O professor Edmar, da PUC-Rio, reforça que, à medida que a expansão energética acontece em diferentes modelos e locais, cresce a necessidade de reconfiguração das linhas de transmissão operadas pelo ONS.

“O perfil de geração vem mudando nos últimos anos, principalmente no Nordeste, onde há um aumento muito grande das fontes renováveis variáveis: solar e eólica”, diz, reforçando que um dos fatores que dificultam a operação do sistema é justamente a falta de controle sobre essa geração de energia.

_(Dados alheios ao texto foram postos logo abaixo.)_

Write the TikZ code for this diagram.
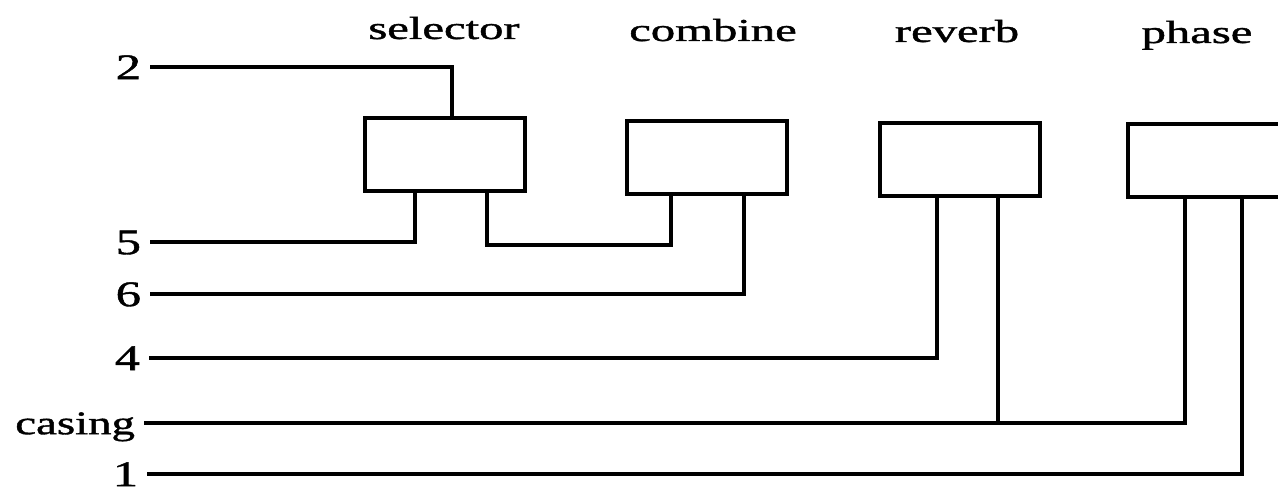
\documentclass[tikz,border=0pt]{standalone}
\usepackage{graphicx}
\usepackage{fontspec}
\setmainfont{Liberation Serif}
\newfontfamily\labfont[BoldFont={Liberation Serif}, BoldFeatures={FakeBold=1.1}]{Liberation Serif}
\newcommand{\wlab}[2][1.4]{\scalebox{#1}[1]{#2}}
\tikzset{
  wire/.style={line width=3.3pt},
  blk/.style={draw, line width=3.3pt, minimum width=160pt, minimum height=73pt, inner sep=0pt, outer sep=0pt, anchor=north west},
  toplab/.style={font=\fontsize{32}{38}\labfont\bfseries, anchor=base, inner sep=0pt},
  leftlab/.style={font=\fontsize{36}{42}\labfont\bfseries, anchor=east, inner xsep=9pt, inner ysep=0pt, outer sep=0pt, text height=24.3pt, text depth=0pt},
  caslab/.style={leftlab, font=\fontsize{33}{40}\labfont\bfseries, text height=22.4pt}
}
\begin{document}
\begin{tikzpicture}[x=1pt,y=-1pt]
\useasboundingbox (0,0) rectangle (1278,489);
\clip (0,0) rectangle (1278,489);
\fill[white] (0,0) rectangle (1278,489);
% boxes
\node[blk] (sel) at (365,118) {};
\node[blk] (comb) at (627,121) {};
\node[blk] (rev) at (880,123) {};
\node[blk] (ph) at (1128,124) {};
% top labels
\node[toplab] (tsel) at (444,39) {\wlab[1.52]{selector}};
\node[toplab] (tcomb) at (713,41) {\wlab[1.52]{combine}};
\node[toplab] (trev) at (957,42) {\wlab[1.52]{reverb}};
\node[toplab] (tph) at (1197,43) {\wlab[1.52]{phase}};
% left labels
\node[leftlab] (l2) at (150,67) {\wlab{2}};
\node[leftlab] (l5) at (150,242) {\wlab{5}};
\node[leftlab] (l6) at (150,294) {\wlab{6}};
\node[leftlab] (l4) at (149,358) {\wlab{4}};
\node[caslab] (lc) at (144,423) {\wlab[1.42]{casing}};
\node[leftlab] (l1) at (147,474) {\wlab{1}};
% connectors
\draw[wire] (l2.east) -| ([xshift=87]sel.north west);
\draw[wire] (l5.east) -| ([xshift=50]sel.south west);
\draw[wire] ([xshift=122]sel.south west) -- ++(0,54) -| ([xshift=44]comb.south west);
\draw[wire] (l6.east) -| ([xshift=117]comb.south west);
\draw[wire] (l4.east) -| ([xshift=57]rev.south west);
\draw[wire] (lc.east) -| ([xshift=57]ph.south west);
\draw[wire] ([xshift=118]rev.south west) |- (lc.east);
\draw[wire] (l1.east) -| ([xshift=114]ph.south west);
\end{tikzpicture}
\end{document}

“Na fonte eólica, por exemplo, se ventar, vai ter geração de energia. Do contrário, não. Na hidrelétrica, que tem reservatório, você decide se vai gerar. É o que chamamos de ‘fonte despachável’ [quando há controle sobre a produção]”, continua.

Essa é a dinâmica que, segundo os especialistas, exige mais do sistema de transmissão e do monitoramento do Operador Nacional do Sistema Elétrico. Eles explicam que, na prática, é preciso observar minuto a minuto a quantidade gerada por essas fontes para, assim, equilibrar com as outras.

Do ponto de vista técnico, a linhas de transmissão de corrente contínua utilizadas no Brasil são consideradas boas para condução em grandes distâncias, mas não possuem flexibilidade, ou seja, não têm muita capacidade de se adaptar às oscilações de carga — o que as tornam mais vulneráveis às variações causadas por eventuais picos ou falta de energia.

“Com a entrada das gerações eólica e solar, você introduz uma necessidade que não existia antes: de maior flexibilidade no sistema de transmissão. A nossa tecnologia, adotada no passado, não dá a melhor resposta a situações desse tipo”, diz.